My domain name service (DNS) is running on a router using the wonderful Tomato firmware. When a computer boots up, it sends its hostname (i.e. "sally") to the router, which records the hostname and returns the corresponding IP ("192.168.7.10").

This is all grand. But, what if different services require a computer to have multiple names? That is, when the Puppet service fires up on my lappytop, it looks for the hostname "puppet" by default. Given the above scheme, a computer has one and only one name; DNS doesn't know that "sally" is also known as "puppet".

Here's how to fix that. The router is running Tomato, which uses Dnsmasq as the DNS service. It automatically figures out the normal hostname/IP mapping, for instance "sally" in the above example. We can tell it to point other names, like "puppet", to individual IP addresses.

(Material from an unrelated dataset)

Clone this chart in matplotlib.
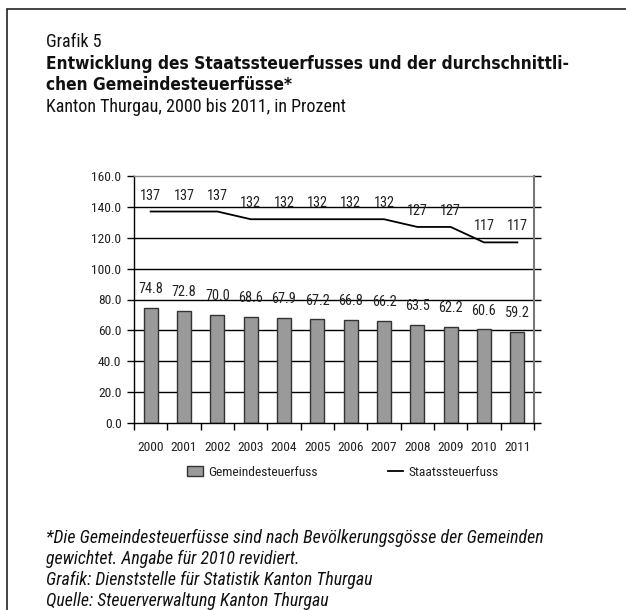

Open up the Tomato administration page. Click Advanced / DHCP-DNS, and paste this into the Custom Configuration block after enabling all three checkboxes:
bogus-priv
expand-hosts

domain=lan

# service names, these are in addition to /etc/hostname
# for each computer:
address=/puppet.lan/192.168.7.13

To test:
$ ping -c1 puppet
PING puppet.lan (192.168.7.13) 56(84) bytes of data.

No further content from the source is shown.